The Storm




The last few weeks…well, the last month or so have been some of the most challenging. I seem to find myself in these places often. The comforts and “guarantees” of the world are stripped away and I find myself fighting for a breath as the waves of this dark world crash over me. The beautiful facade that money and privilege afford society is pulled back and I see Truth. I see this place for what it truly is; dark, ugly, angry, selfish, fearful. I am tempted to build up my walls and be like them. The desire to become cynical rises up, but there is something in me that still calls me to be tender. 

I lost my grandmother this past summer. I watched her pass from this world. It was not pretty or peaceful. It was painful and hard. I knew that in order to help my family with her care I had to shut down a part of myself. I knew that I had to set aside my own loss and pain in order to walk through that place. On the other side of it, alone, I allowed the pain to hit me. 


In obedience, we often think that our path will be smooth, but I have never experienced that. In the path to obedience there has always been challenge, persecution, pain, struggle, and even suffering. I find myself struggling to maintain myself. I am afraid that the circumstances will take me out and that I will no longer be able to be myself. 

To be honest, I didn’t really figure this out until recently. I was lamenting my situation before God and he showed me this fear. He showed me how my deepest fear was not that things were so bad, but that it would never get better. I have always been able to adapt. The true fear came in the idea that I would have to stop being me in order to survive or overcome. 

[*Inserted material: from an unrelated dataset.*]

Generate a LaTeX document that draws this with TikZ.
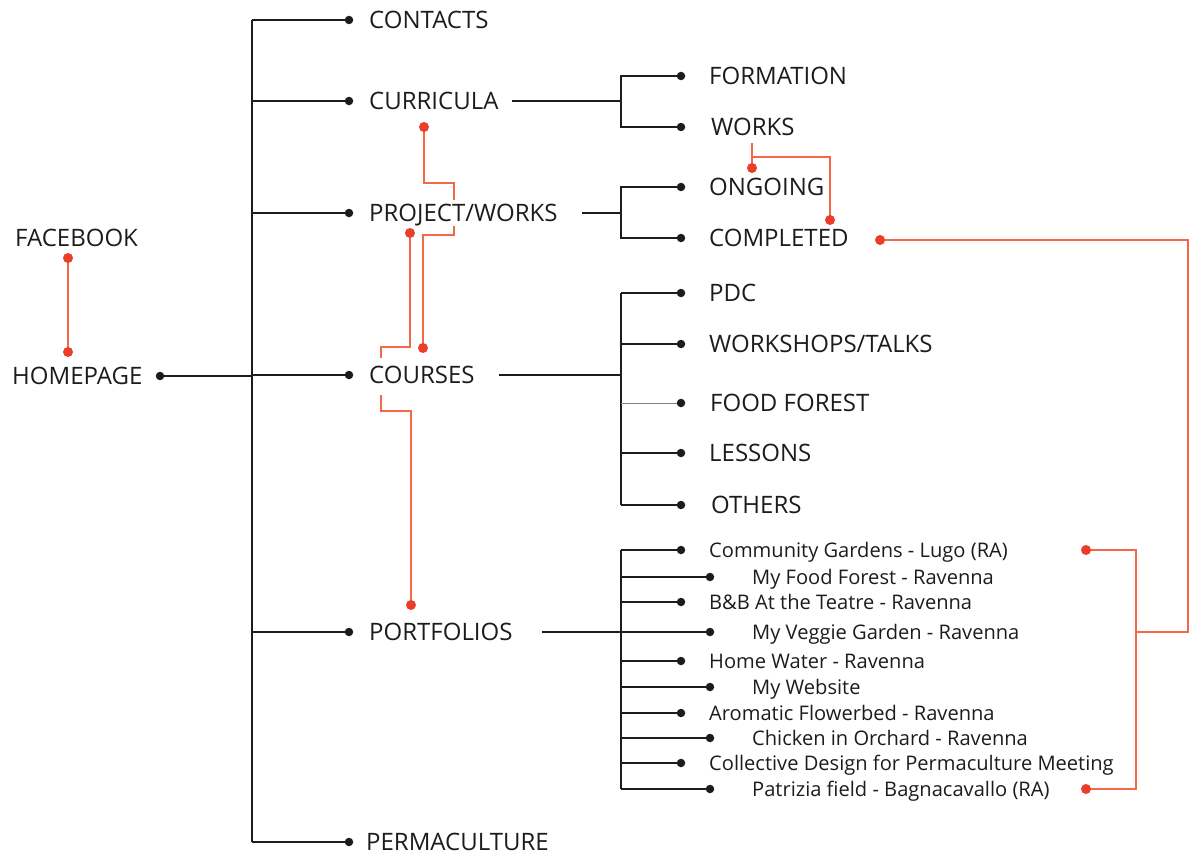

In the past, that is what I had to do to survive difficult things. I shut down, killed off, or shut up a part of myself in order to live through things. They were hard things, painful things, scary things. Becoming a new person and having those things healed has taken a long time. Allowing someone in, even if that person is God, is not easy. Trusting someone to breathe life back into a part of yourself that you gave up in order to survive is not easy. But as I have been gradually brought back to life, I have realized how much I enjoy being me. I enjoy being the person that he created me to be. When I am truly myself, I don’t want to be anyone else. It is in those moments when I am scared that I will not be free to be myself, that I start to falter and those waves threaten to drown me.


 

I dealt with this even with my kids. They would start acting up and threatening my peace, my safety, my belongings, my comfort, whatever it was. I then have felt like I have to react as one trying to protect his or her very life. How was it that I was feeling so threatened by a toddler? I felt that their behavior would cause others to judge me or hate me. I feared that others would say that I was a bad mom for disciplining too little or too much. The realization that my kids could turn me into someone I didn’t want to be caused me to question how strong of a person I was.

Time and time again, people and circumstances have made me feel threatened and I have had to fight to maintain myself, or at least, that was what I thought. But recently I have wrestled with the concept that I should not be so easily taken-out. 

Peter walked out on the water to meet his Teacher, his friend. He did it because Yeshua said, “Come.” Peter got out of the boat and tried. He was walking on water until fear took him out. He forgot who he was because he forgot who he trusted. He trusted the waves to do what they do better than he trusted the one who had called him to be greater than the waves. 

When I take my eyes off of the one who called me, made me, healed me, I forget who I am. I fall apart. I lose myself and I find myself drowning. But when I look at him, I see so much more than a God. I see the person that has spent time teaching me and tending to me. The person that has spent time earning my trust when the rest of the world did what it does best and taught me to keep everyone and everything out. 

Yeah, trust makes me vulnerable. Yes, I am soft. I am tender. But that doesn’t have to mean that I am weak. I am with him and he is with me. He is my friend. He is my comfort. He is my hope. If who I am is attached to him, then I will not fall. But if who I am is attached to my circumstances, then all I can do is fight to make sure that my circumstances never put me in a place where I feel threatened. And let me tell you, that really doesn’t work. This world is not a safe place, no matter how much we may try to make it so. This place is not going to just let you be you, no matter how much it may change. 

We fight each other on political and moral views. Other people’s thoughts and opinions threaten us. It makes us feel like we cannot be us. But I have seen what true confidence looks like. I have seen him exemplify it. He is not afraid and He does not feel threatened by what people think of him. He remains himself; strong, but kind. Perhaps, if we focused more on him and made him our hope more than the world around us, we would not feel the need to fight a broken world to maintain our own safety. 


God, may I learn to keep my eyes on you, no matter what the world throws at me. I want to hold tight to you through the storm. I want to be the person that you made me to be, even when the world throws everything at me and tells me I cannot, I should not, be me. Help me to be more like you.